British school just now bans smoking on campus for kids 11-16...

Just read an article about Elmete Central School in Roundhay, Leeds in the U.K.  The school, which is for kids who have educational or behavioral problems, had been allowing children as young as 11 to smoke cigarettes during breaks.  Recently, the policy was challenged and smoking was subsequently banned on campus.  On the surface, this seems like a sensible thing to do.  It is illegal in Great Britain for people under age 18 to smoke, so why would it ever be allowed on a school campus?

As I read this article, it occurred to me how things change.  When I was a freshman in high school back in 1986, students who had their parents' permission were allowed to smoke in the courtyards during lunch.  The courtyards, now since filled in and turned into office space, were outdoor areas surrounded by the school building.  Kids who smoked could go out there and light up, alleviating their nic fits while leaving the restrooms free and accessible for those who actually needed to take a piss.

By the time I was a sophomore in 1987, the smoking privileges were stripped away and students were no longer allowed to smoke in the courtyard.  The smokers, now needing a new place to indulge their habit, simply moved to the bathrooms and smoked in the stalls.  Those of us who needed to pee were out of luck, even though we had a mere five minutes to get from one part of the school to another between classes.

I remember thinking that if they were going to take smoking out of the schools, they ought to at least enforce the rule by preventing people from smoking in the bathrooms.  But hell, a lot of the girls were smoking in the bathroom right across from the main office.  I distinctly remember dreading needing to use the bathroom after lunch.  There was always a big cloud of smoke and I'd go in there smelling somewhat fresh and come out smelling like a tobacco factory.

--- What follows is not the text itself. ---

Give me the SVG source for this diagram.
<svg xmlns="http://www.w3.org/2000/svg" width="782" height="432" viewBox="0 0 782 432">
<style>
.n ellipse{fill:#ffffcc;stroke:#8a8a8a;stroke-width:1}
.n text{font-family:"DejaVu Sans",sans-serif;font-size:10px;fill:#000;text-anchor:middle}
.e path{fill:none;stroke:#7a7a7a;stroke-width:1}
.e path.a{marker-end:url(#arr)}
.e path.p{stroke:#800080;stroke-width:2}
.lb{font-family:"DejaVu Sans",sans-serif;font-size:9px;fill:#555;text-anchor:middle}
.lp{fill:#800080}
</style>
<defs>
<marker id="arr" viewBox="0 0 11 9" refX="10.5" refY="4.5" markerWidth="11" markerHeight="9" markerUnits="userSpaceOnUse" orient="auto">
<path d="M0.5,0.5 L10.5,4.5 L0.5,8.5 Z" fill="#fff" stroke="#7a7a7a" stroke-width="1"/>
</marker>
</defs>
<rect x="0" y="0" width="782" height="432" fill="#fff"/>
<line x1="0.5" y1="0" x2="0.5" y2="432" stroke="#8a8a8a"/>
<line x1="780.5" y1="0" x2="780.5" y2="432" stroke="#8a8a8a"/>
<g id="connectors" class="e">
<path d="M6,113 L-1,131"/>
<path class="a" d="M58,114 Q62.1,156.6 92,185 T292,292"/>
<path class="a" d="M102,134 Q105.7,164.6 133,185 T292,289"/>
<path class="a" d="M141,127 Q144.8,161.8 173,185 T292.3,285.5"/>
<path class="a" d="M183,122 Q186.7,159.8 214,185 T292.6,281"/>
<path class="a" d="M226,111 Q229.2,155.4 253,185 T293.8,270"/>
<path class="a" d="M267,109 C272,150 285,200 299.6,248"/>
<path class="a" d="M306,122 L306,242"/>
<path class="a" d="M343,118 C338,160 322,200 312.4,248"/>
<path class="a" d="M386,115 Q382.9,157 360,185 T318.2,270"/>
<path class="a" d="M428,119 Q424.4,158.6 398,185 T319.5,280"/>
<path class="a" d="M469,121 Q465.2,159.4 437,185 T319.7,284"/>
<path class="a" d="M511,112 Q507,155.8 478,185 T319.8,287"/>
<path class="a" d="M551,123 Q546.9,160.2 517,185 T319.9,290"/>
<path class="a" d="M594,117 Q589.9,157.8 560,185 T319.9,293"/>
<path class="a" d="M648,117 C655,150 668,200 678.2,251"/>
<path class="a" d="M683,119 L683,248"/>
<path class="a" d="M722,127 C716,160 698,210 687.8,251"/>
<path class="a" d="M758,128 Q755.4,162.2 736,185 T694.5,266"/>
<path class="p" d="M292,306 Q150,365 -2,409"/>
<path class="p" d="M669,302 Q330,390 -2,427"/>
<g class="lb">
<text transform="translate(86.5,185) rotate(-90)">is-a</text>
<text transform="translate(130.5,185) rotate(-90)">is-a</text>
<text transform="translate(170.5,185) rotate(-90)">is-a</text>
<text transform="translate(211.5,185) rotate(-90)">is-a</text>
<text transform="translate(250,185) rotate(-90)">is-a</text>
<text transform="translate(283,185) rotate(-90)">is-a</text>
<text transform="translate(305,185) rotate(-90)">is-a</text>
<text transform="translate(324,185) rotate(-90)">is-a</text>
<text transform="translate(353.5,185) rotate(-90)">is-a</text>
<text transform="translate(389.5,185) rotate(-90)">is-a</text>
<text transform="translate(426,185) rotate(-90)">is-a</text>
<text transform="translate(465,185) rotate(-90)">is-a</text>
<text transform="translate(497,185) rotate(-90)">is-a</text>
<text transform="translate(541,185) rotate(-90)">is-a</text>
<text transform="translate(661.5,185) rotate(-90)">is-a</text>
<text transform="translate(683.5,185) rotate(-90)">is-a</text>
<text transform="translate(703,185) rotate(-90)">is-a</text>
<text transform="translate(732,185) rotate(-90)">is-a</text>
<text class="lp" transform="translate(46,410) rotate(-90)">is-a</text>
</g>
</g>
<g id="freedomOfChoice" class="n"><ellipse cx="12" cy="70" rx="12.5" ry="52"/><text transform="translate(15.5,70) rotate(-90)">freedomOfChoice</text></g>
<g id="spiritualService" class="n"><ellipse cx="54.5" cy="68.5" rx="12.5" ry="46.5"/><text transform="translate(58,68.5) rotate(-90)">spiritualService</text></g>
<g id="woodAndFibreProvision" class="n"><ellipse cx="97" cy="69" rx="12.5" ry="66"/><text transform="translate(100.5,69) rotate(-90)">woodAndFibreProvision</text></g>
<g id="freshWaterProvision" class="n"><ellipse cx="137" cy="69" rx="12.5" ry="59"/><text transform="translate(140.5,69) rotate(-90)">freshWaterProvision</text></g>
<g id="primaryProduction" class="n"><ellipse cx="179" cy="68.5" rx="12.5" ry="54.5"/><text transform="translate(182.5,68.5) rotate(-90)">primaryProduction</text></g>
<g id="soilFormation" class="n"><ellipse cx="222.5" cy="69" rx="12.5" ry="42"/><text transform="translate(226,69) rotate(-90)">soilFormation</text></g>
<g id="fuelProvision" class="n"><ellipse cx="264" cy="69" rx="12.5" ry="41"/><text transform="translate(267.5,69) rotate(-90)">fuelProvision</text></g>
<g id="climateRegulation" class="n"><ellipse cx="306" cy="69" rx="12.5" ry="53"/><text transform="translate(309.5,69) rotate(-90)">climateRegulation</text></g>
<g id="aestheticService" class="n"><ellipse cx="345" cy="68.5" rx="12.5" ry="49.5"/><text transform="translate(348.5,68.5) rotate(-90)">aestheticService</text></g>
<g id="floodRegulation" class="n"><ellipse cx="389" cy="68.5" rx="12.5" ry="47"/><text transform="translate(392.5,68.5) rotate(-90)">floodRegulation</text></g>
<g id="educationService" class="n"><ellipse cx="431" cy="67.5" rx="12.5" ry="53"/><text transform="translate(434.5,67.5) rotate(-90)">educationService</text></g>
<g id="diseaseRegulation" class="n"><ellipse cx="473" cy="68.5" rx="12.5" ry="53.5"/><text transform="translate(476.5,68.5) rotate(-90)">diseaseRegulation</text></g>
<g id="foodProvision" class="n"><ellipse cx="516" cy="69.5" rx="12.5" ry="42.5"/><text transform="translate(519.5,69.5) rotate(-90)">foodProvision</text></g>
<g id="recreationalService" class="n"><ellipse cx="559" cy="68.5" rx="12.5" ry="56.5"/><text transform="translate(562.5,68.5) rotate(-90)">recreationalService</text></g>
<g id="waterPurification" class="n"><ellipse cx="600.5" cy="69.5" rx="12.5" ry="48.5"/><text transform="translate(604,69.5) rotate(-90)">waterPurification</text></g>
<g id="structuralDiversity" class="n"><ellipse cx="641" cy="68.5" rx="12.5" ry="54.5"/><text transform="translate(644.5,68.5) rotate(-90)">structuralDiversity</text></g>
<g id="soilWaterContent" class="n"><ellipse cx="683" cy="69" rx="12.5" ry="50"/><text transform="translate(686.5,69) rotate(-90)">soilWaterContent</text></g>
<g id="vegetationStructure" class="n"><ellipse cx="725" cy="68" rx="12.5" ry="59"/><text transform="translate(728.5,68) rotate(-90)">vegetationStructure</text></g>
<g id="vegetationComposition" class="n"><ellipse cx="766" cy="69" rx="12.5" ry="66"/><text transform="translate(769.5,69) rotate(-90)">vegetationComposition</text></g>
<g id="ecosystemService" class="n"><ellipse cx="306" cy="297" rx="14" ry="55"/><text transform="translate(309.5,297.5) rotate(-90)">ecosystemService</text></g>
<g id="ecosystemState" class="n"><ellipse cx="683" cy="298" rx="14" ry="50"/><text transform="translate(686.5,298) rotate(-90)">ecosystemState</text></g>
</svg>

I look at this smoking ban in Britain in a similar way.  The kids were allowed to smoke in an effort to keep them in school and prevent them from being truant.  Eleven year old kids should certainly not be smoking... and really, it's an unhealthy habit for anyone.  But what's worse?  Letting kids smoke and getting them to go to school?  Or taking away their cigarettes and risking that they won't go to school?  This is an honest question.  Kids often don't know how decisions they make when they are very young and immature will affect them.  A lot of people start smoking when they are very young, which leads to a lifetime of smoking and all the adverse affects smoking has on one's body... not to mention the way it negatively affects other people.

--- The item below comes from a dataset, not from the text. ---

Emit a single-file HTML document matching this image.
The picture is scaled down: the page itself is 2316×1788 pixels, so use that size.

A smoking habit, besides being expensive and unhealthy, will eventually become inconvenient.  Many people don't like being around smokers and don't want to share public space with them.  Go on CruiseCritic and read the many threads dedicated to smoking on cruise ships and how it affects and annoys other people.

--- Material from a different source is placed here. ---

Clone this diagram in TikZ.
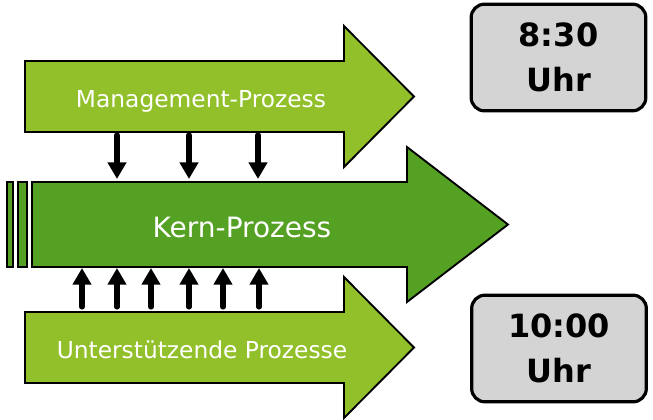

On the other hand, it is potentially damaging to children when they drop out of school or otherwise fail to become educated.  And children having nic fits are potentially disruptive to others.  We could go all hard core and say that kids need to understand that education is both necessary and something of a privilege.  Those who can't conform to the rules should not be allowed to screw things up for others.  But then, we also have to keep in mind that young people are often foolish and don't know how their past decisions may affect their futures.

Personally, I am not a smoker.  I think it's a nasty, dirty, expensive habit... I wouldn't want it around any child of mine.  But there are still many places in the world where smoking is embraced and part of the culture.  I don't know that it's wise to let such young kids smoke and definitely not in school.  But if smoking keeps your potentially troublesome students calm and focused, well... what do you do?  And which is the bigger evil?


  1. This is a tough call. I've never even felt the slightest temptation to touch a cigarette, but others my age are beyond hooked. my high school was more acadmically oriented than most, but all bathrooms except the one in the main hall and the one attached to the girls' locker room were smokehouses. The nonsmokers, which were about 95%of the student population, at least had those two restrooms. I don't think nonsmokers should have to tolerate sigarette smoke.

    1. I just wish that if schools are going to have no smoking rules, they would actually enforce the no smoking rules... or give designate a place for them to go have their cigarette breaks. Bathrooms should not be used as a smoker's hangout.